While the rise in retail sales lagged economists' expectations for a 0.6pc increase, June's report added to signs of the economy's strengthening fundamentals, which could buoy optimism the recovery is on a self-sustaining path.

The economy contracted sharply in the first quarter, but that was probably a temporary setback.

From employment to manufacturing, the economy appears to be firing on nearly all cylinders, with even housing regaining its footing after slumping in late 2013 following a run-up in mortgage rates.

Growth estimates for the second-quarter top a 3pc annual rate.

The steady run of fairly upbeat data, as well as slightly higher inflation readings, prompted Goldman Sachs to move forward its expectations for the first interest rate 
 increase by the Federal Reserve to the third quarter of next year from the first quarter of 2016.

The US central bank, Janet Yellen, which is winding down its monthly bond purchasing programme, has kept its benchmark interest rate near zero since December 2008.
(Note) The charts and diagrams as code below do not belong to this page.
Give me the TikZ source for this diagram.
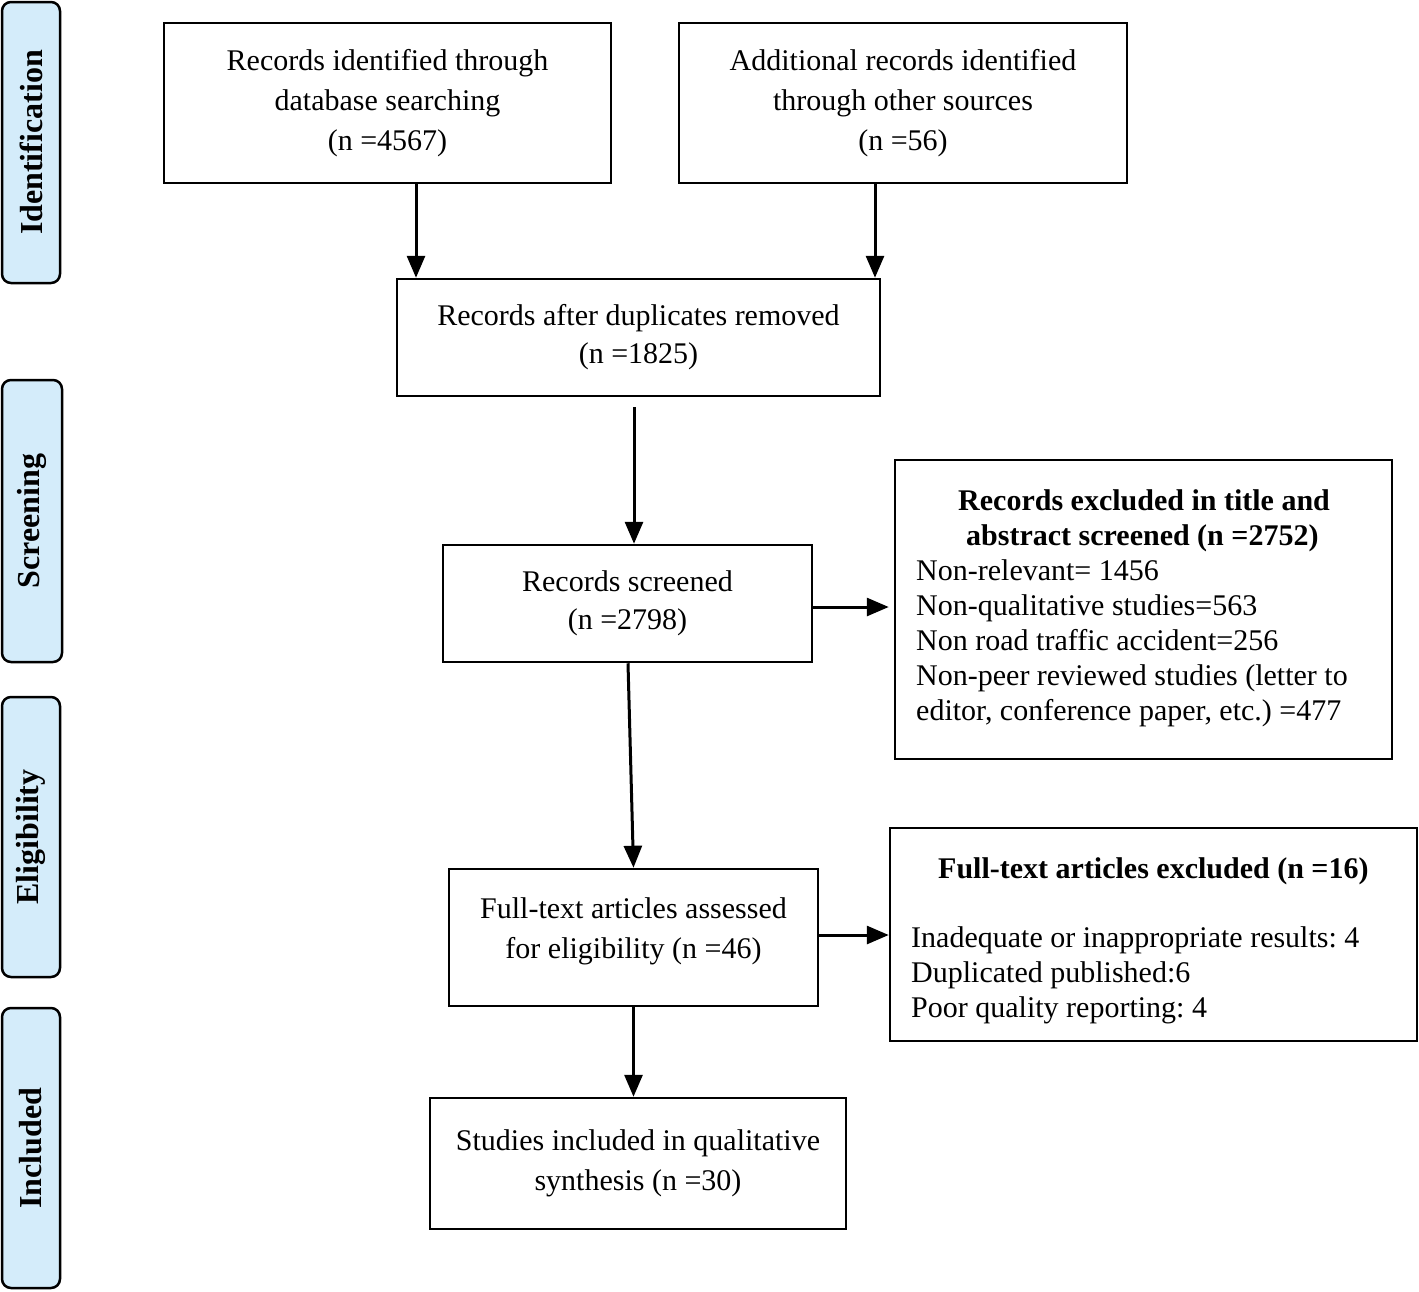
\documentclass[tikz,border=0pt]{standalone}
\usepackage{fontspec}
\setmainfont{Liberation Serif}
\usetikzlibrary{arrows.meta, calc}
\definecolor{phasefill}{RGB}{212,236,250}
\frenchspacing
\tikzset{
    box/.style={draw, line width=2.5pt, align=center, inner sep=0pt,
        font=\fontsize{30}{40}\selectfont},
    phase/.style={draw, line width=2.5pt, rounded corners=9pt, fill=phasefill,
        rotate=90, minimum height=58pt, inner sep=0pt,
        font=\fontsize{32}{36}\selectfont\bfseries},
    list/.style={align=left, inner sep=0pt, font=\fontsize{30}{35}\selectfont},
    arr/.style={-{Triangle[width=18pt,length=22pt]}, line width=3pt}
}
\begin{document}
\begin{tikzpicture}[x=1pt, y=-1pt]
    \useasboundingbox (0,0) rectangle (1419,1291);

    % phases on the left
    \node[phase, minimum width=281pt] (pid) at (31,142.5)  {Identification};
    \node[phase, minimum width=282pt, minimum height=60pt] (psc) at (32,521) {Screening};
    \node[phase, minimum width=280pt] (pel) at (31,837)    {Eligibility};
    \node[phase, minimum width=280pt] (pin) at (31,1148)   {Included};

    % main boxes
    \node[box, minimum width=447pt, minimum height=160pt] (db) at (387.5,103)
        {Records identified through\\database searching\\(n =4567)};
    \node[box, minimum width=448pt, minimum height=160pt] (other) at (903,103)
        {Additional records identified\\through other sources\\(n =56)};
    \node[box, minimum width=483pt, minimum height=117pt] (dup) at (638.5,337.5)
        {Records after duplicates removed\\[-2pt](n =1825)};
    \node[box, minimum width=369pt, minimum height=117pt] (scr) at (627.5,603.5)
        {Records screened\\[-2pt](n =2798)};
    \node[box, minimum width=369pt, minimum height=137pt, text depth=19pt] (full) at (633.5,937.5)
        {Full-text articles assessed\\for eligibility (n =46)};
    \node[box, minimum width=416pt, minimum height=131pt] (incl) at (638,1163.5)
        {Studies included in qualitative\\synthesis (n =30)};

    % exclusion boxes
    \node[box, minimum width=497pt, minimum height=299pt] (exscr) at (1143.5,609.5) {};
    \node[list, anchor=north west] (exscrtxt) at (916,489)
        {\hspace*{42pt}\textbf{Records excluded in title and}\\
         \hspace*{50pt}\textbf{abstract screened (n =2752)}\\
         Non-relevant= 1456\\
         Non-qualitative studies=563\\
         Non road traffic accident=256\\
         Non-peer reviewed studies (letter to\\
         editor, conference paper, etc.) =477};
    \node[box, minimum width=527pt, minimum height=213pt] (exfull) at (1153.5,934.5) {};
    \node[list, anchor=north west] (exfulltxt) at (911,857)
        {\hspace*{27pt}\textbf{Full-text articles excluded (n =16)}\\[34pt]
         Inadequate or inappropriate results: 4\\
         Duplicated published:6\\
         Poor quality reporting: 4};

    % connectors
    \coordinate (dbout) at ($(db.south)+(28.5,0)$);
    \coordinate (otherout) at ($(other.south)+(-28,0)$);
    \draw[arr] (dbout) -- (dbout |- dup.north);
    \draw[arr] (otherout) -- (otherout |- dup.north);
    \draw[arr] ($(dup.south)+(-4.5,10)$) -- ($(scr.north)+(6.5,0)$);
    \draw[arr] ($(scr.south)+(0.5,0)$) -- (full.north);
    \draw[arr] ($(scr.east)+(0,3.5)$) -- ($(scr.east -| exscr.west)+(-5,3.5)$);
    \draw[arr] ($(full.east)+(0,-2.5)$) -- ($(full.east -| exfull.west)+(0,-2.5)$);
    \draw[arr] (full.south) -- (full.south |- incl.north);
\end{tikzpicture}
\end{document}
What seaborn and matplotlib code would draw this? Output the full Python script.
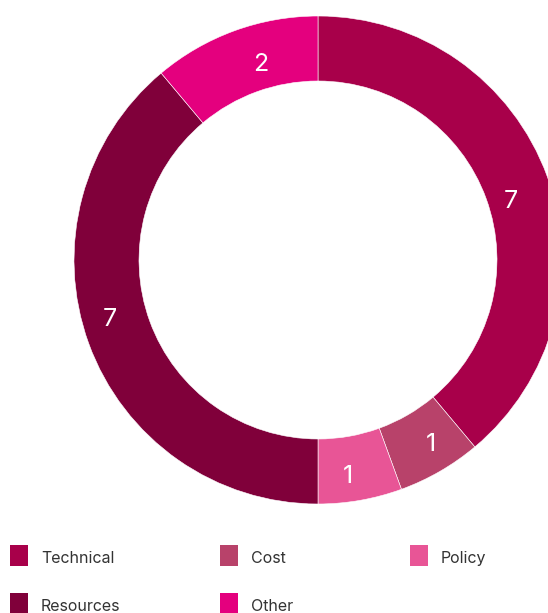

In another report, the New York Fed said its Empire State general business conditions index jumped to 25.60 this month, the highest reading since April 2010, from 19.28 in June.

New orders edged up, while factory employment and shipments surged. The survey of manufacturing plants in the state is one of the earliest monthly guideposts to US factory conditions.

Overall retail sales in June were restrained by a 0.3pc fall in receipts at auto dealerships. The decline is surprising given carmakers reported a surge in motor vehicle sales in June.